Given instruction:
Copy all lines below containing "that".

Supplied information:
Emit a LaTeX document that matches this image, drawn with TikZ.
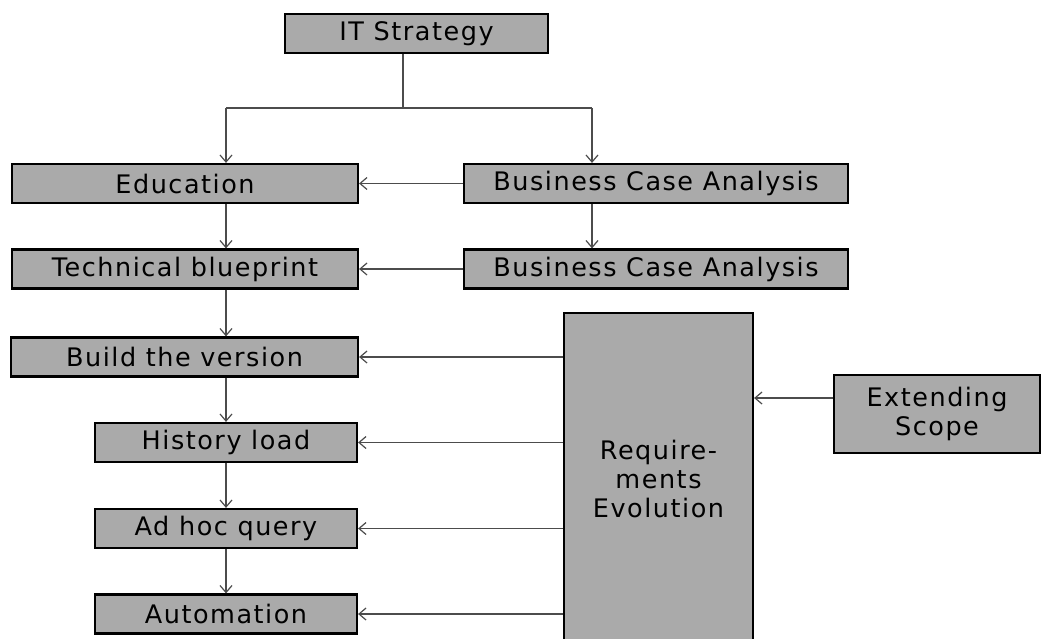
\documentclass[tikz,border=0pt]{standalone}
\usepackage{fontspec}
\setmainfont{DejaVu Sans}[LetterSpace=6]
\usepackage{tikz}
\usepackage{xcolor}
\usetikzlibrary{positioning,arrows.meta,calc}

\definecolor{boxgray}{RGB}{170,170,170}
\tikzset{
  box/.style={draw=black, line width=2.2pt, fill=boxgray, inner sep=0pt,
    minimum height=39pt, align=center,
    font=\fontsize{25.5}{29}\selectfont},
  link/.style={draw=black!70, line width=1.2pt},
  arr/.style={link, -{Straight Barb[length=7pt,width=12pt]}}
}

\begin{document}
\begin{tikzpicture}[x=1pt,y=-1pt]
  \useasboundingbox (0,0) rectangle (1043,638);
  % pixel grid: x right, y down
  \node[box, minimum width=263pt] (strat) at (416.5,33.5) {IT Strategy};
  \node[box, minimum width=346pt] (edu)   at (185,183.5) {Education};
  \node[box, minimum width=346pt] (tech)  at (185,269)   {Technical blueprint};
  \node[box, minimum width=347pt] (build) at (184.5,357) {Build the version};
  \node[box, minimum width=262pt] (hist)  at (226,442.5) {History load};
  \node[box, minimum width=262pt] (adhoc) at (226,528.5) {Ad hoc query};
  \node[box, minimum width=262pt] (auto)  at (226,614)   {Automation};
  \node[box, minimum width=384pt] (bca1)  at (656,183.5) {Business Case Analysis};
  \node[box, minimum width=384pt] (bca2)  at (656,269)   {Business Case Analysis};
  \node[box, minimum width=189pt, minimum height=332pt] (req) at (658.5,479)
    {Require-\\ments\\Evolution};
  \node[box, minimum width=206pt, minimum height=78pt] (ext) at (937,414)
    {Extending\\Scope};
  % top split
  \coordinate (split) at (403,108);
  \coordinate (ldrop) at (226,108);
  \coordinate (rdrop) at (592,108);
  \draw[link] (strat.south -| split) -- (split);
  \draw[link] (ldrop) -- (rdrop);
  \draw[arr] (ldrop) -- (ldrop |- edu.north);
  \draw[arr] (rdrop) -- (rdrop |- bca1.north);
  \draw[arr] (bca1.south -| rdrop) -- (bca2.north -| rdrop);
  % left column
  \foreach \a/\b in {edu/tech,tech/build,build/hist,hist/adhoc,adhoc/auto}
    \draw[arr] (\a.south -| hist.north) -- (\b.north -| hist.north);
  % feeds from the right
  \draw[arr] (bca1) -- (edu);
  \draw[arr] (bca2) -- (tech);
  \foreach \t in {build,hist,adhoc,auto}
    \draw[arr] (req.west |- \t.east) -- (\t.east);
  \draw[arr] ($(ext.west)+(0,-16)$) coordinate (extout) -- (extout -| req.east);
\end{tikzpicture}
\end{document}
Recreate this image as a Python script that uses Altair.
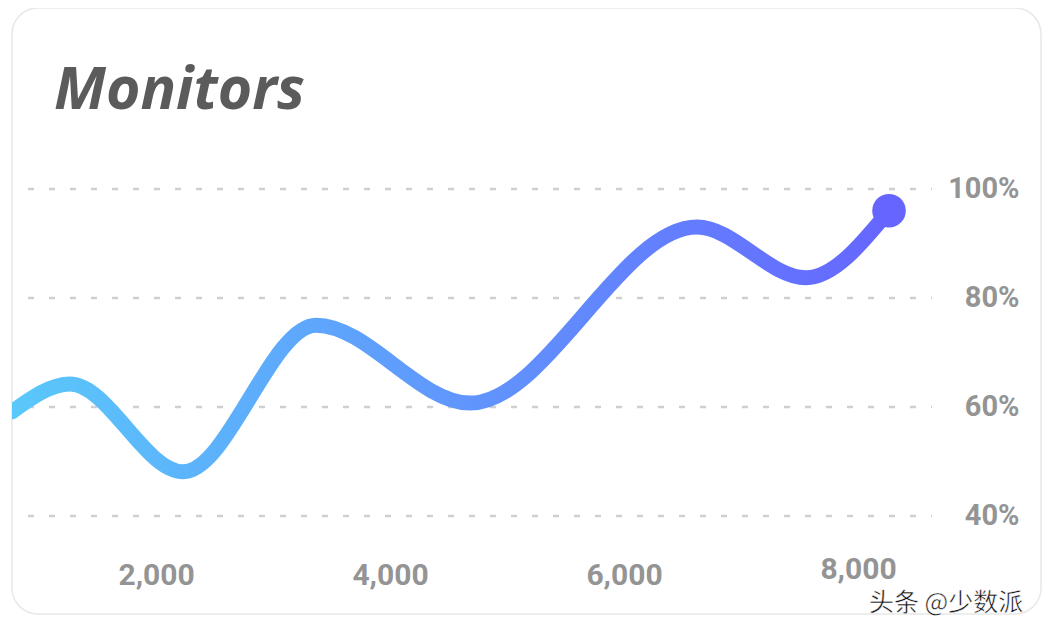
import altair as alt
import pandas as pd

# data
x_vals = [769, 1265, 2231, 3368, 4684, 6624, 7556, 8265]
y_vals = [59.1, 64.2, 48.1, 75.0, 60.7, 93.0, 83.7, 96.0]
x_ticks = [2000, 4000, 6000, 8000]
y_ticks = [40, 60, 80, 100]
title_text = "Monitors"
watermark = "头条 @少数派"

df = pd.DataFrame({"x": x_vals, "y": y_vals})
last = df.tail(1)
grid = pd.DataFrame({"y": y_ticks})

W, H = 1029, 606
xscale = alt.Scale(domain=[769, 9564], nice=False, zero=False)
yscale = alt.Scale(domain=[22, 133.2], nice=False, zero=False)

label_color = "#949494"

x_axis = alt.Axis(
    values=x_ticks, format=",d", title=None, domain=False, ticks=False, grid=False,
    labelFont="Roboto", labelFontWeight="bold", labelFontSize=30, labelColor=label_color,
    labelBaseline="middle",
    labelPadding={"condition": {"test": "datum.value == 8000", "value": -45}, "value": -39},
)
y_axis = alt.Axis(
    values=y_ticks, orient="right", title=None, domain=False, ticks=False, grid=False,
    labelExpr="datum.value + '%'", labelAlign="right", labelBaseline="middle",
    labelFont="Roboto", labelFontWeight="bold", labelFontSize=29, labelColor=label_color,
    labelPadding=-22,
)

gridlines = alt.Chart(grid).mark_rule(
    color="#cfcfcf", strokeWidth=2.5, strokeDash=[6, 15]
).encode(
    y=alt.Y("y:Q", scale=yscale, axis=y_axis),
    x=alt.value(16), x2=alt.value(920),
)

gradient = alt.LinearGradient(
    gradient="linear",
    stops=[alt.GradientStop(color="#5ac8fa", offset=0),
           alt.GradientStop(color="#6666ff", offset=1)],
    x1=0, x2=1, y1=0, y2=0,
)

line = alt.Chart(df).mark_line(
    interpolate="monotone", strokeWidth=15, strokeCap="round", clip=True, color=gradient
).encode(
    x=alt.X("x:Q", scale=xscale, axis=x_axis),
    y=alt.Y("y:Q", scale=yscale),
)

dot = alt.Chart(last).mark_circle(size=1130, opacity=1, color="#6666ff").encode(
    x=alt.X("x:Q", scale=xscale),
    y=alt.Y("y:Q", scale=yscale),
)

title = alt.Chart(pd.DataFrame({"t": [title_text]})).mark_text(
    font="Open Sans", fontStyle="italic", fontWeight="bold", fontSize=59,
    color="#5b5b5b", align="left", baseline="alphabetic"
).encode(text="t:N", x=alt.value(42), y=alt.value(101))

wm = alt.Chart(pd.DataFrame({"t": [watermark]})).mark_text(
    font="Noto Sans CJK SC", fontSize=25, color="#111111", align="left",
    baseline="middle", stroke="white", strokeWidth=0.5
).encode(text="t:N", x=alt.value(857), y=alt.value(595))

chart = alt.layer(gridlines, line, dot, title, wm).properties(
    width=W, height=H,
    autosize=alt.AutoSizeParams(type="none"),
    padding={"left": 4, "top": 0, "right": 4, "bottom": 11},
    background="white",
).configure_view(
    fill="white", stroke="#e8e8e8", strokeWidth=1.5, cornerRadius=26
)

chart.save("out.html", embed_options={"renderer": "svg", "actions": False})
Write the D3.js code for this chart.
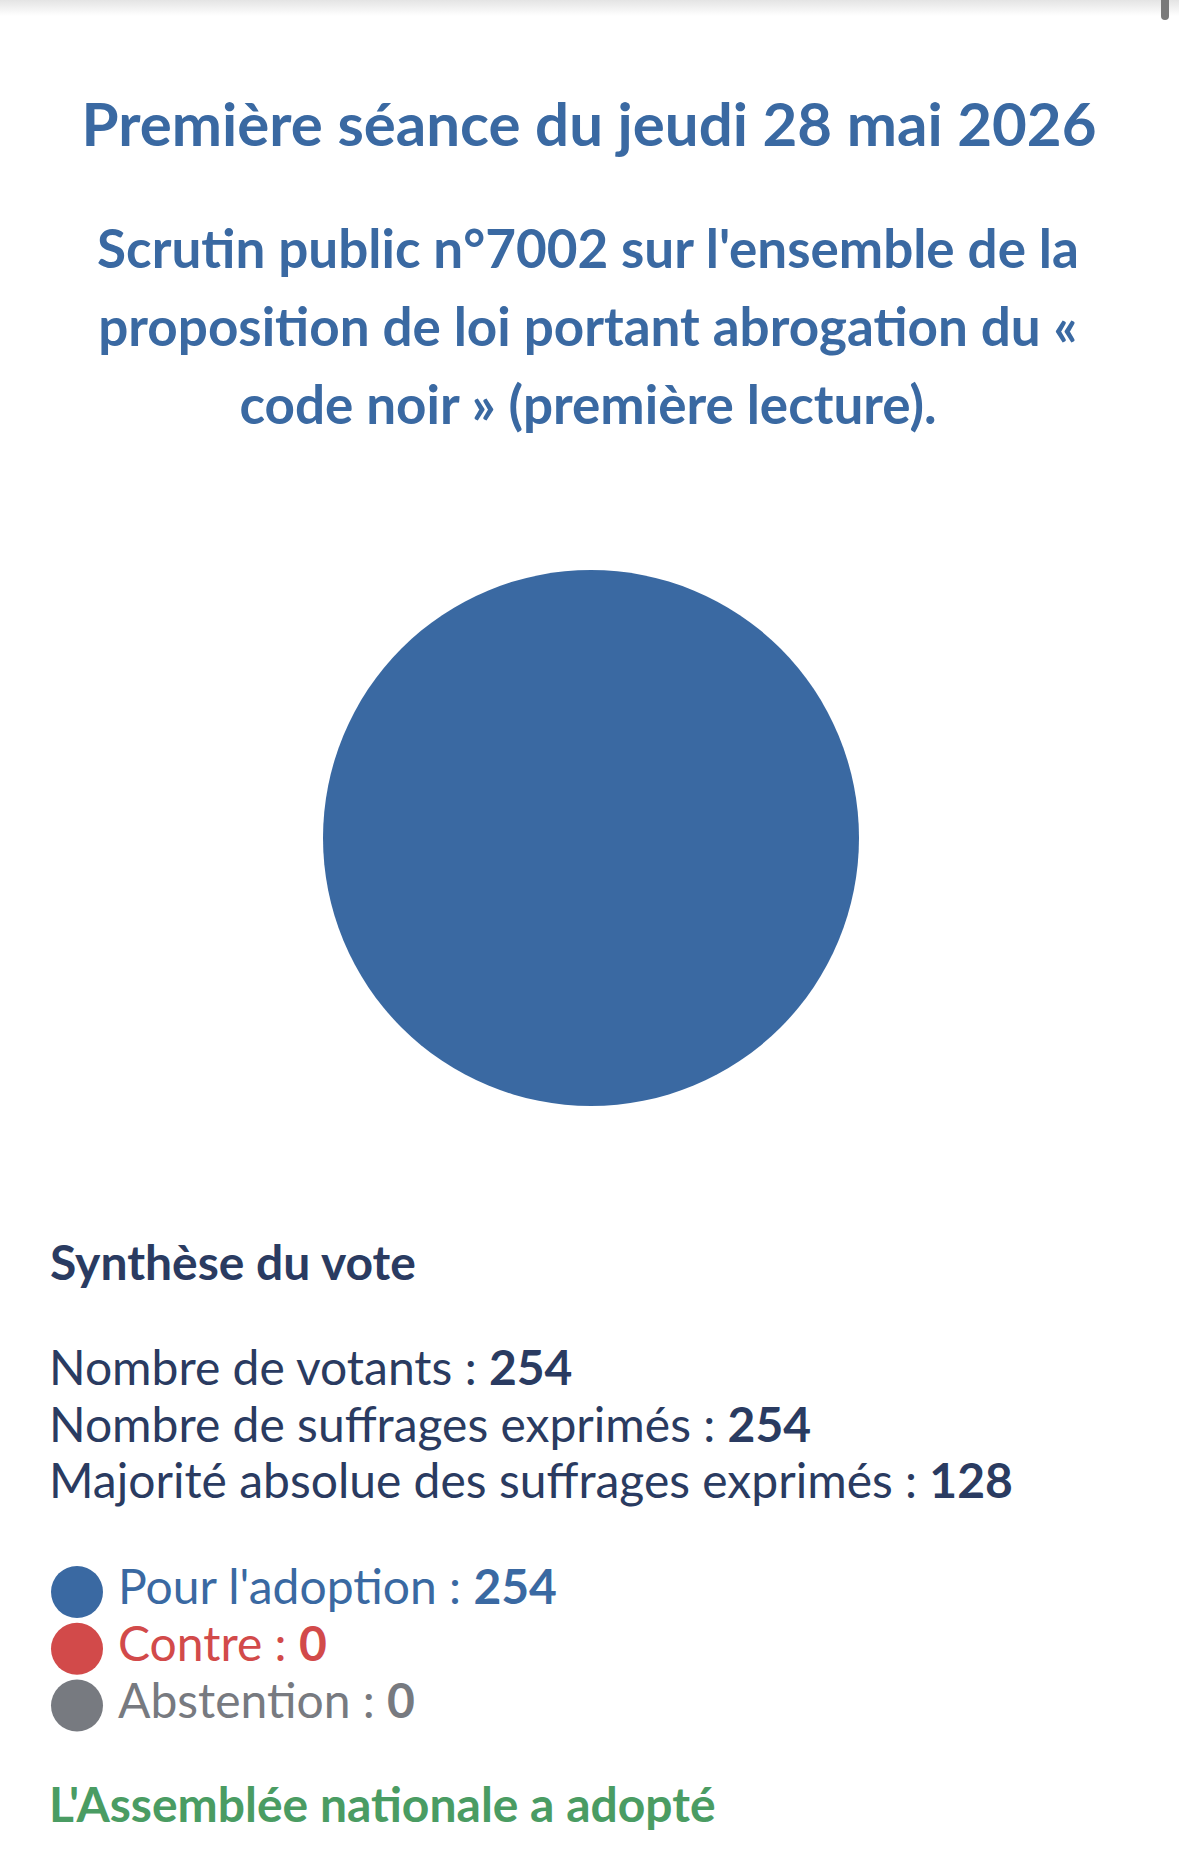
<!DOCTYPE html>
<html>
<head>
<meta charset="utf-8">
<script src="https://cdn.jsdelivr.net/npm/d3@7/dist/d3.min.js"></script>
<style>
  html, body { margin: 0; padding: 0; background: #fff; }
  svg { display: block; font-family: Lato, "Noto Sans", sans-serif; }
</style>
</head>
<body>
<svg id="chart" width="1179" height="1864"></svg>
<script>
const titleText = "Première séance du jeudi 28 mai 2026";
const subtitleLines = [
  "Scrutin public n°7002 sur l'ensemble de la",
  "proposition de loi portant abrogation du «",
  "code noir » (première lecture)."
];
const categories = ["Pour l'adoption", "Contre", "Abstention"];
const votes = [254, 0, 0];
const categoryColors = ["#3a69a2", "#d24a4a", "#777a80"];
const summaryLabels = ["Nombre de votants", "Nombre de suffrages exprimés", "Majorité absolue des suffrages exprimés"];
const summaryValues = [254, 254, 128];
const sectionTitle = "Synthèse du vote";
const resultText = "L'Assemblée nationale a adopté";

const svg = d3.select("#chart");
const W = 1179;

// top shadow
const defs = svg.append("defs");
const grad = defs.append("linearGradient").attr("id", "topShadow").attr("x1", 0).attr("y1", 0).attr("x2", 0).attr("y2", 1);
grad.append("stop").attr("offset", "0%").attr("stop-color", "#e4e4e4");
grad.append("stop").attr("offset", "100%").attr("stop-color", "#ffffff");
svg.append("rect").attr("x", 0).attr("y", 0).attr("width", W).attr("height", 16).attr("fill", "url(#topShadow)");
svg.append("rect").attr("x", 1161).attr("y", -6).attr("width", 8).attr("height", 26).attr("rx", 4).attr("fill", "#7a7a7a");

// title
svg.append("text")
  .attr("x", 589).attr("y", 146)
  .attr("text-anchor", "middle")
  .attr("font-size", 60).attr("font-weight", 700)
  .attr("fill", "#3a69a2")
  .text(titleText);

svg.append("g").selectAll("text").data(subtitleLines).join("text")
  .attr("x", 588).attr("y", (d, i) => 268 + i * 78)
  .attr("text-anchor", "middle")
  .attr("font-size", 53).attr("font-weight", 700)
  .attr("fill", "#3a69a2")
  .text(d => d);

// pie
const color = d3.scaleOrdinal().domain(categories).range(categoryColors);
const data = categories.map((c, i) => ({ category: c, value: votes[i] }));
const pie = d3.pie().value(d => d.value).sort(null);
const arc = d3.arc().innerRadius(0).outerRadius(268);
svg.append("g").attr("transform", "translate(591,838)")
  .selectAll("path").data(pie(data)).join("path")
  .attr("d", arc)
  .attr("fill", d => color(d.data.category));

// summary
svg.append("text")
  .attr("x", 50).attr("y", 1280)
  .attr("font-size", 48).attr("font-weight", 700)
  .attr("fill", "#2a3b61")
  .text(sectionTitle);

const sum = svg.append("g").selectAll("text").data(summaryLabels).join("text")
  .attr("x", 49).attr("y", (d, i) => 1385 + i * 56.5)
  .attr("font-size", 48)
  .attr("fill", "#2a3b61");
sum.append("tspan").text(d => d + " : ");
sum.append("tspan").attr("font-weight", 700).text((d, i) => summaryValues[i]);

// legend
const leg = svg.append("g").selectAll("g").data(data).join("g")
  .attr("transform", (d, i) => `translate(0,${1592 + i * 56.8})`);
leg.append("circle").attr("cx", 77).attr("cy", 0).attr("r", 26).attr("fill", d => color(d.category));
const lt = leg.append("text").attr("x", 118).attr("y", 12)
  .attr("font-size", 48)
  .attr("fill", d => color(d.category));
lt.append("tspan").text(d => d.category + " : ");
lt.append("tspan").attr("font-weight", 700).text(d => d.value);

// result
svg.append("text")
  .attr("x", 49).attr("y", 1822)
  .attr("font-size", 48).attr("font-weight", 700)
  .attr("fill", "#4a9c63")
  .text(resultText);
</script>
</body>
</html>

Answer in full:
Emit a LaTeX document that matches this image, drawn with TikZ.
Recreate this image as a Python script that uses Altair.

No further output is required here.